**SHORT PROBLEM:**
Copy the data precisely, character for character, and leave out every picture.

>> Begin

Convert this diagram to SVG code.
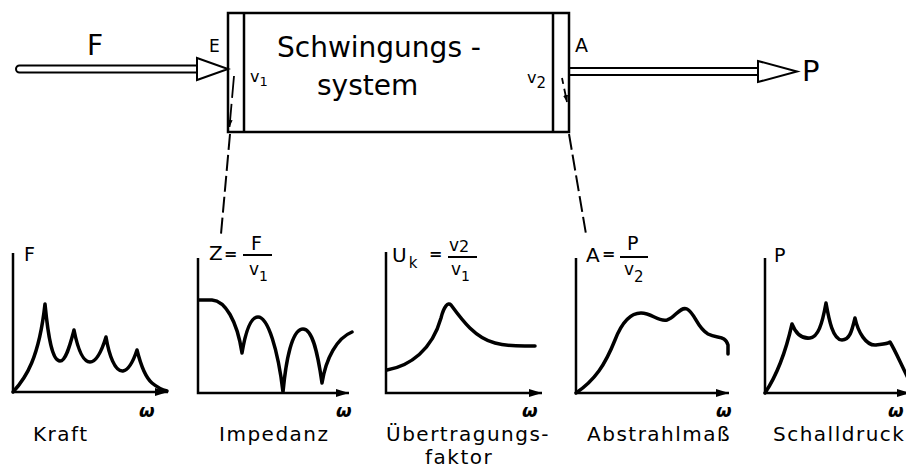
<svg xmlns="http://www.w3.org/2000/svg" width="906" height="471" viewBox="0 0 906 471">
<style>
.t{font-family:"DejaVu Sans",sans-serif;fill:#000}
.lbl{font-size:20px;letter-spacing:1.5px}
.w{font-size:18px;font-weight:bold;font-style:italic}
.curve{fill:none;stroke:#000;stroke-width:3.5;stroke-linejoin:round;stroke-linecap:round}
.axis{fill:none;stroke:#000;stroke-width:2.5}
.frac{stroke:#000;stroke-width:2}
.box{fill:#fff;stroke:#000;stroke-width:2.5}
.dash{fill:none;stroke:#000;stroke-width:2;stroke-dasharray:16 5}
.dbl{fill:#fff;stroke:#000;stroke-width:2;stroke-linejoin:miter}
</style>
<defs>
<marker id="ax" markerUnits="userSpaceOnUse" markerWidth="14" markerHeight="10" refX="13" refY="5" orient="auto">
<path d="M0,1 L13,5 L0,9 z" fill="#000"/>
</marker>
<marker id="sm" markerUnits="userSpaceOnUse" markerWidth="8" markerHeight="12" refX="7" refY="3" orient="auto">
<path d="M0,0.5 L7,3 L0,5.5 z" fill="#000"/>
</marker>
</defs>

<g id="system">
<rect class="box" x="228" y="13" width="341" height="119"/>
<line class="axis" x1="244" y1="13" x2="244" y2="132"/>
<line class="axis" x1="553" y1="13" x2="553" y2="132"/>
<text class="t" x="277" y="57" font-size="28">Schwingungs -</text>
<text class="t" x="317" y="95" font-size="28">system</text>
<text class="t" x="250" y="82" font-size="16">v<tspan font-size="13" dy="4">1</tspan></text>
<text class="t" x="527" y="83" font-size="16">v<tspan font-size="15" dy="5">2</tspan></text>
<text class="t" x="209" y="52" font-size="17">E</text>
<text class="t" x="575" y="52" font-size="19">A</text>
</g>

<g id="input">
<path class="dbl" d="M197,65.5 L19.5,65.5 A3.5,3.5 0 0 0 19.5,72.5 L197,72.5"/>
<polygon class="dbl" points="197,58 228,69 197,80"/>
<text class="t" x="87" y="55" font-size="28">F</text>
</g>

<g id="output">
<path class="dbl" d="M569,68 L758,68 M569,75 L758,75"/>
<polygon class="dbl" points="758,61 797,71.5 758,82"/>
<text class="t" x="802" y="81" font-size="29">P</text>
</g>

<g id="connectors">
<line class="dash" x1="230" y1="134" x2="221" y2="234"/>
<line class="dash" x1="569" y1="134" x2="586" y2="234"/>
<line x1="234" y1="76" x2="229.5" y2="127" stroke="#000" stroke-width="1.8" stroke-dasharray="22 6 30" marker-end="url(#sm)"/>
<line x1="562" y1="78" x2="567" y2="102" stroke="#000" stroke-width="1.8" stroke-dasharray="6 5 30" marker-end="url(#sm)"/>
</g>

<g id="kraft">
<path class="axis" d="M13,253 L13,392 L168,392" marker-end="url(#ax)"/>
<path class="curve" d="M13,392 C26,378 39,358 45,304 C48,335 52,361 60,361 C66,361 70,345 74,330 C77,345 82,362 90,362 C97,362 102,350 106,337 C109,355 115,372 123,371 C129,370 133,362 137,350 C140,362 145,377 152,383 C158,388 163,390 167,391"/>
<text class="t" x="24" y="261" font-size="19">F</text>
<text class="t w" x="139" y="417">ω</text>
<text class="t lbl" x="33" y="441">Kraft</text>
</g>

<g id="impedanz">
<path class="axis" d="M198,258 L198,393 L349,393" marker-end="url(#ax)"/>
<path class="curve" d="M199,300 L212,300 C225,301 237,320 242,353 C245,335 250,317 258,317 C268,317 278,350 283,392 C286,360 292,329 303,329 C313,329 318,355 322,383 C326,358 337,338 352,332"/>
<text class="t" x="209" y="260" font-size="20">Z</text>
<text class="t" x="224" y="259" font-size="16" font-weight="bold">=</text>
<text class="t" x="251" y="250" font-size="19">F</text>
<line class="frac" x1="243" y1="255" x2="272" y2="255"/>
<text class="t" x="249" y="275" font-size="17">v<tspan font-size="14" dy="6">1</tspan></text>
<text class="t w" x="336" y="417">ω</text>
<text class="t lbl" x="219" y="441">Impedanz</text>
</g>

<g id="uebertragung">
<path class="axis" d="M386,252 L386,393 L542,393" marker-end="url(#ax)"/>
<path class="curve" d="M387,370 C410,366 432,350 441,318 C444,306 448,302 451,305 C462,320 475,338 495,343 C510,347 520,346 535,346"/>
<text class="t" x="392" y="262" font-size="20">U<tspan font-size="15" dx="2" dy="6">k</tspan></text>
<text class="t" x="429" y="259" font-size="16" font-weight="bold">=</text>
<text class="t" x="449" y="251" font-size="17">v<tspan font-size="16" dy="1">2</tspan></text>
<line class="frac" x1="448" y1="257" x2="477" y2="257"/>
<text class="t" x="451" y="275" font-size="17">v<tspan font-size="14" dy="6">1</tspan></text>
<text class="t w" x="522" y="417">ω</text>
<text class="t lbl" x="386" y="441">Übertragungs-</text>
<text class="t lbl" x="425" y="464">faktor</text>
</g>

<g id="abstrahl">
<path class="axis" d="M576,258 L576,393 L729,393" marker-end="url(#ax)"/>
<path class="curve" d="M576,393 C595,380 605,365 615,340 C622,322 630,313 641,313 C652,313 658,322 667,320 C675,318 680,306 687,309 C695,313 697,328 708,334 C718,339 725,335 728,345 L728,354"/>
<text class="t" x="586" y="262" font-size="20">A</text>
<text class="t" x="602" y="259" font-size="16" font-weight="bold">=</text>
<text class="t" x="627" y="250" font-size="19">P</text>
<line class="frac" x1="620" y1="257" x2="648" y2="257"/>
<text class="t" x="624" y="275" font-size="17">v<tspan font-size="15" dy="7">2</tspan></text>
<text class="t w" x="716" y="417">ω</text>
<text class="t lbl" x="587" y="441">Abstrahlmaß</text>
</g>

<g id="schalldruck">
<path class="axis" d="M765,258 L765,393 L910,393" marker-end="url(#ax)"/>
<path class="curve" d="M765,393 C775,378 785,355 792,324 C796,334 802,339 810,338 C818,337 822,325 826,303 C829,320 833,340 842,340 C850,340 852,330 855,318 C858,332 866,346 876,345 C884,344 887,344 890,342 C895,350 900,362 908,378"/>
<text class="t" x="774" y="262" font-size="19">P</text>
<text class="t w" x="888" y="417">ω</text>
<text class="t lbl" x="773" y="441">Schalldruck</text>
</g>
</svg>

>> End

**REPLY TO THE EXERCISE:**
Convert this diagram to SVG code.
<svg xmlns="http://www.w3.org/2000/svg" width="906" height="471" viewBox="0 0 906 471">
<style>
.t{font-family:"DejaVu Sans",sans-serif;fill:#000}
.lbl{font-size:20px;letter-spacing:1.5px}
.w{font-size:18px;font-weight:bold;font-style:italic}
.curve{fill:none;stroke:#000;stroke-width:3.5;stroke-linejoin:round;stroke-linecap:round}
.axis{fill:none;stroke:#000;stroke-width:2.5}
.frac{stroke:#000;stroke-width:2}
.box{fill:#fff;stroke:#000;stroke-width:2.5}
.dash{fill:none;stroke:#000;stroke-width:2;stroke-dasharray:16 5}
.dbl{fill:#fff;stroke:#000;stroke-width:2;stroke-linejoin:miter}
</style>
<defs>
<marker id="ax" markerUnits="userSpaceOnUse" markerWidth="14" markerHeight="10" refX="13" refY="5" orient="auto">
<path d="M0,1 L13,5 L0,9 z" fill="#000"/>
</marker>
<marker id="sm" markerUnits="userSpaceOnUse" markerWidth="8" markerHeight="12" refX="7" refY="3" orient="auto">
<path d="M0,0.5 L7,3 L0,5.5 z" fill="#000"/>
</marker>
</defs>

<g id="system">
<rect class="box" x="228" y="13" width="341" height="119"/>
<line class="axis" x1="244" y1="13" x2="244" y2="132"/>
<line class="axis" x1="553" y1="13" x2="553" y2="132"/>
<text class="t" x="277" y="57" font-size="28">Schwingungs -</text>
<text class="t" x="317" y="95" font-size="28">system</text>
<text class="t" x="250" y="82" font-size="16">v<tspan font-size="13" dy="4">1</tspan></text>
<text class="t" x="527" y="83" font-size="16">v<tspan font-size="15" dy="5">2</tspan></text>
<text class="t" x="209" y="52" font-size="17">E</text>
<text class="t" x="575" y="52" font-size="19">A</text>
</g>

<g id="input">
<path class="dbl" d="M197,65.5 L19.5,65.5 A3.5,3.5 0 0 0 19.5,72.5 L197,72.5"/>
<polygon class="dbl" points="197,58 228,69 197,80"/>
<text class="t" x="87" y="55" font-size="28">F</text>
</g>

<g id="output">
<path class="dbl" d="M569,68 L758,68 M569,75 L758,75"/>
<polygon class="dbl" points="758,61 797,71.5 758,82"/>
<text class="t" x="802" y="81" font-size="29">P</text>
</g>

<g id="connectors">
<line class="dash" x1="230" y1="134" x2="221" y2="234"/>
<line class="dash" x1="569" y1="134" x2="586" y2="234"/>
<line x1="234" y1="76" x2="229.5" y2="127" stroke="#000" stroke-width="1.8" stroke-dasharray="22 6 30" marker-end="url(#sm)"/>
<line x1="562" y1="78" x2="567" y2="102" stroke="#000" stroke-width="1.8" stroke-dasharray="6 5 30" marker-end="url(#sm)"/>
</g>

<g id="kraft">
<path class="axis" d="M13,253 L13,392 L168,392" marker-end="url(#ax)"/>
<path class="curve" d="M13,392 C26,378 39,358 45,304 C48,335 52,361 60,361 C66,361 70,345 74,330 C77,345 82,362 90,362 C97,362 102,350 106,337 C109,355 115,372 123,371 C129,370 133,362 137,350 C140,362 145,377 152,383 C158,388 163,390 167,391"/>
<text class="t" x="24" y="261" font-size="19">F</text>
<text class="t w" x="139" y="417">ω</text>
<text class="t lbl" x="33" y="441">Kraft</text>
</g>

<g id="impedanz">
<path class="axis" d="M198,258 L198,393 L349,393" marker-end="url(#ax)"/>
<path class="curve" d="M199,300 L212,300 C225,301 237,320 242,353 C245,335 250,317 258,317 C268,317 278,350 283,392 C286,360 292,329 303,329 C313,329 318,355 322,383 C326,358 337,338 352,332"/>
<text class="t" x="209" y="260" font-size="20">Z</text>
<text class="t" x="224" y="259" font-size="16" font-weight="bold">=</text>
<text class="t" x="251" y="250" font-size="19">F</text>
<line class="frac" x1="243" y1="255" x2="272" y2="255"/>
<text class="t" x="249" y="275" font-size="17">v<tspan font-size="14" dy="6">1</tspan></text>
<text class="t w" x="336" y="417">ω</text>
<text class="t lbl" x="219" y="441">Impedanz</text>
</g>

<g id="uebertragung">
<path class="axis" d="M386,252 L386,393 L542,393" marker-end="url(#ax)"/>
<path class="curve" d="M387,370 C410,366 432,350 441,318 C444,306 448,302 451,305 C462,320 475,338 495,343 C510,347 520,346 535,346"/>
<text class="t" x="392" y="262" font-size="20">U<tspan font-size="15" dx="2" dy="6">k</tspan></text>
<text class="t" x="429" y="259" font-size="16" font-weight="bold">=</text>
<text class="t" x="449" y="251" font-size="17">v<tspan font-size="16" dy="1">2</tspan></text>
<line class="frac" x1="448" y1="257" x2="477" y2="257"/>
<text class="t" x="451" y="275" font-size="17">v<tspan font-size="14" dy="6">1</tspan></text>
<text class="t w" x="522" y="417">ω</text>
<text class="t lbl" x="386" y="441">Übertragungs-</text>
<text class="t lbl" x="425" y="464">faktor</text>
</g>

<g id="abstrahl">
<path class="axis" d="M576,258 L576,393 L729,393" marker-end="url(#ax)"/>
<path class="curve" d="M576,393 C595,380 605,365 615,340 C622,322 630,313 641,313 C652,313 658,322 667,320 C675,318 680,306 687,309 C695,313 697,328 708,334 C718,339 725,335 728,345 L728,354"/>
<text class="t" x="586" y="262" font-size="20">A</text>
<text class="t" x="602" y="259" font-size="16" font-weight="bold">=</text>
<text class="t" x="627" y="250" font-size="19">P</text>
<line class="frac" x1="620" y1="257" x2="648" y2="257"/>
<text class="t" x="624" y="275" font-size="17">v<tspan font-size="15" dy="7">2</tspan></text>
<text class="t w" x="716" y="417">ω</text>
<text class="t lbl" x="587" y="441">Abstrahlmaß</text>
</g>

<g id="schalldruck">
<path class="axis" d="M765,258 L765,393 L910,393" marker-end="url(#ax)"/>
<path class="curve" d="M765,393 C775,378 785,355 792,324 C796,334 802,339 810,338 C818,337 822,325 826,303 C829,320 833,340 842,340 C850,340 852,330 855,318 C858,332 866,346 876,345 C884,344 887,344 890,342 C895,350 900,362 908,378"/>
<text class="t" x="774" y="262" font-size="19">P</text>
<text class="t w" x="888" y="417">ω</text>
<text class="t lbl" x="773" y="441">Schalldruck</text>
</g>
</svg>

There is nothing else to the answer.